-- Start of Data --

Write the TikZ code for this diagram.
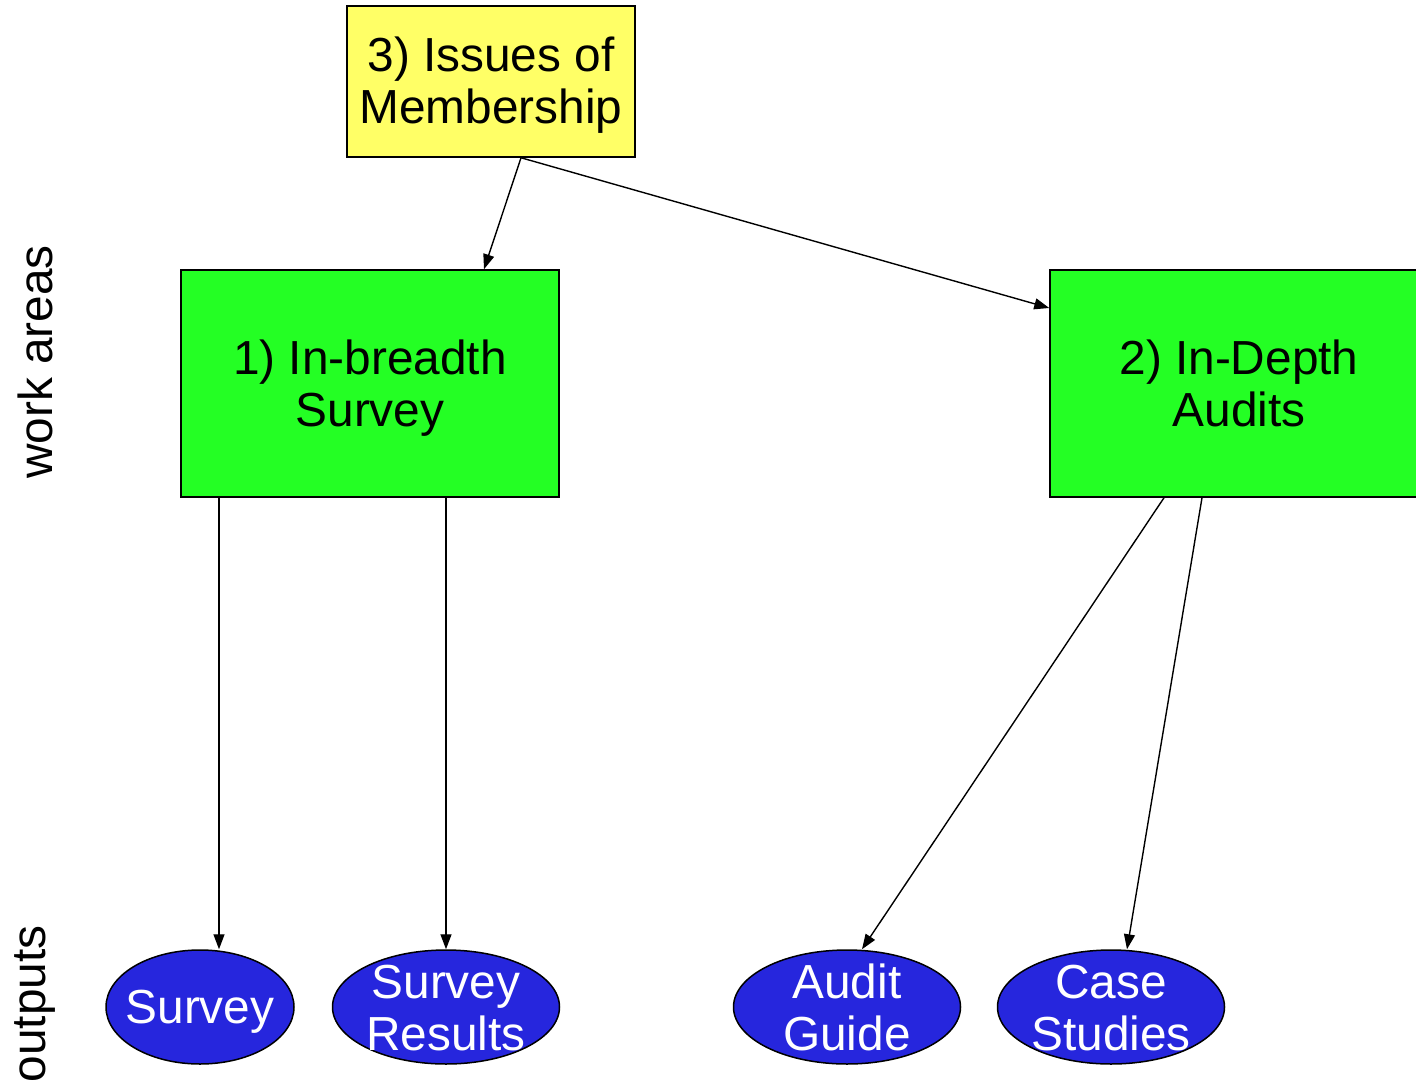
\documentclass[tikz,border=0pt]{standalone}
\usepackage{fontspec}
\setmainfont{Liberation Sans}
\usetikzlibrary{arrows.meta,shapes.geometric}
\definecolor{boxyellow}{HTML}{FFFF66}
\definecolor{boxgreen}{HTML}{24FF24}
\definecolor{ellblue}{HTML}{2626DD}
\begin{document}
\begin{tikzpicture}[x=1pt,y=-1pt,
  txt/.style={font=\fontsize{47.8}{52}\selectfont, align=center, inner sep=0pt},
  boxnode/.style={draw=black, line width=1.5pt, rectangle, inner sep=0pt},
  outnode/.style={draw=black, line width=1.5pt, ellipse, fill=ellblue, inner sep=0pt, minimum height=114pt},
  outtxt/.style={txt, text=white},
  arr/.style={line width=1.4pt, -{Triangle[length=15pt,width=11pt]}},
  sidelbl/.style={font=\fontsize{47.8}{52}\selectfont, rotate=90, anchor=base}]
\useasboundingbox (0,0) rectangle (1416,1089);
\node[boxnode, fill=boxyellow, minimum width=288pt, minimum height=151pt] (yel) at (491,81.5) {};
\node[txt] (yelt) at (491,85) {3) Issues of\\Membership};
\node[boxnode, fill=boxgreen, minimum width=378pt, minimum height=227pt] (g1) at (370,383.5) {};
\node[txt] (g1t) at (370,388) {1) In-breadth\\Survey};
\node[boxnode, fill=boxgreen, minimum width=378pt, minimum height=227pt] (g2) at (1239,383.5) {};
\node[txt] (g2t) at (1239,383.5) {2) In-Depth\\Audits};
\node[outnode, minimum width=188pt] (s1) at (200,1007) {};
\node[outtxt] (s1t) at (200,1012) {Survey};
\node[outnode, minimum width=227pt] (s2) at (446,1007) {};
\node[outtxt] (s2t) at (446,1008) {Survey\\Results};
\node[outnode, minimum width=227pt] (a1) at (847,1007) {};
\node[outtxt] (a1t) at (847,1007) {Audit\\Guide};
\node[outnode, minimum width=227pt] (c1) at (1111,1007) {};
\node[outtxt] (c1t) at (1111,1008) {Case\\Studies};
\node[sidelbl] (wa) at (52,362) {work areas};
\node[sidelbl] (op) at (45,1004) {outputs};
\draw[arr] ([xshift=30pt]yel.south) -- ([xshift=114pt]g1.north);
\draw[arr] ([xshift=30pt]yel.south) -- ([yshift=75.5pt]g2.west);
\draw[arr] ([xshift=-151pt]g1.south) -- ([xshift=19pt]s1.north);
\draw[arr] ([xshift=76pt]g1.south) -- (s2.north);
\draw[arr] ([xshift=-75pt]g2.south) -- ([xshift=15pt]a1.north);
\draw[arr] ([xshift=-37pt]g2.south) -- ([xshift=16pt]c1.north);
\end{tikzpicture}
\end{document}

-- End of Data --

Your instructions: Produce an exact copy of each line of data, skipping embedded images.

Finished answer:
Write the TikZ code for this diagram.
\documentclass[tikz,border=0pt]{standalone}
\usepackage{fontspec}
\setmainfont{Liberation Sans}
\usetikzlibrary{arrows.meta,shapes.geometric}
\definecolor{boxyellow}{HTML}{FFFF66}
\definecolor{boxgreen}{HTML}{24FF24}
\definecolor{ellblue}{HTML}{2626DD}
\begin{document}
\begin{tikzpicture}[x=1pt,y=-1pt,
  txt/.style={font=\fontsize{47.8}{52}\selectfont, align=center, inner sep=0pt},
  boxnode/.style={draw=black, line width=1.5pt, rectangle, inner sep=0pt},
  outnode/.style={draw=black, line width=1.5pt, ellipse, fill=ellblue, inner sep=0pt, minimum height=114pt},
  outtxt/.style={txt, text=white},
  arr/.style={line width=1.4pt, -{Triangle[length=15pt,width=11pt]}},
  sidelbl/.style={font=\fontsize{47.8}{52}\selectfont, rotate=90, anchor=base}]
\useasboundingbox (0,0) rectangle (1416,1089);
\node[boxnode, fill=boxyellow, minimum width=288pt, minimum height=151pt] (yel) at (491,81.5) {};
\node[txt] (yelt) at (491,85) {3) Issues of\\Membership};
\node[boxnode, fill=boxgreen, minimum width=378pt, minimum height=227pt] (g1) at (370,383.5) {};
\node[txt] (g1t) at (370,388) {1) In-breadth\\Survey};
\node[boxnode, fill=boxgreen, minimum width=378pt, minimum height=227pt] (g2) at (1239,383.5) {};
\node[txt] (g2t) at (1239,383.5) {2) In-Depth\\Audits};
\node[outnode, minimum width=188pt] (s1) at (200,1007) {};
\node[outtxt] (s1t) at (200,1012) {Survey};
\node[outnode, minimum width=227pt] (s2) at (446,1007) {};
\node[outtxt] (s2t) at (446,1008) {Survey\\Results};
\node[outnode, minimum width=227pt] (a1) at (847,1007) {};
\node[outtxt] (a1t) at (847,1007) {Audit\\Guide};
\node[outnode, minimum width=227pt] (c1) at (1111,1007) {};
\node[outtxt] (c1t) at (1111,1008) {Case\\Studies};
\node[sidelbl] (wa) at (52,362) {work areas};
\node[sidelbl] (op) at (45,1004) {outputs};
\draw[arr] ([xshift=30pt]yel.south) -- ([xshift=114pt]g1.north);
\draw[arr] ([xshift=30pt]yel.south) -- ([yshift=75.5pt]g2.west);
\draw[arr] ([xshift=-151pt]g1.south) -- ([xshift=19pt]s1.north);
\draw[arr] ([xshift=76pt]g1.south) -- (s2.north);
\draw[arr] ([xshift=-75pt]g2.south) -- ([xshift=15pt]a1.north);
\draw[arr] ([xshift=-37pt]g2.south) -- ([xshift=16pt]c1.north);
\end{tikzpicture}
\end{document}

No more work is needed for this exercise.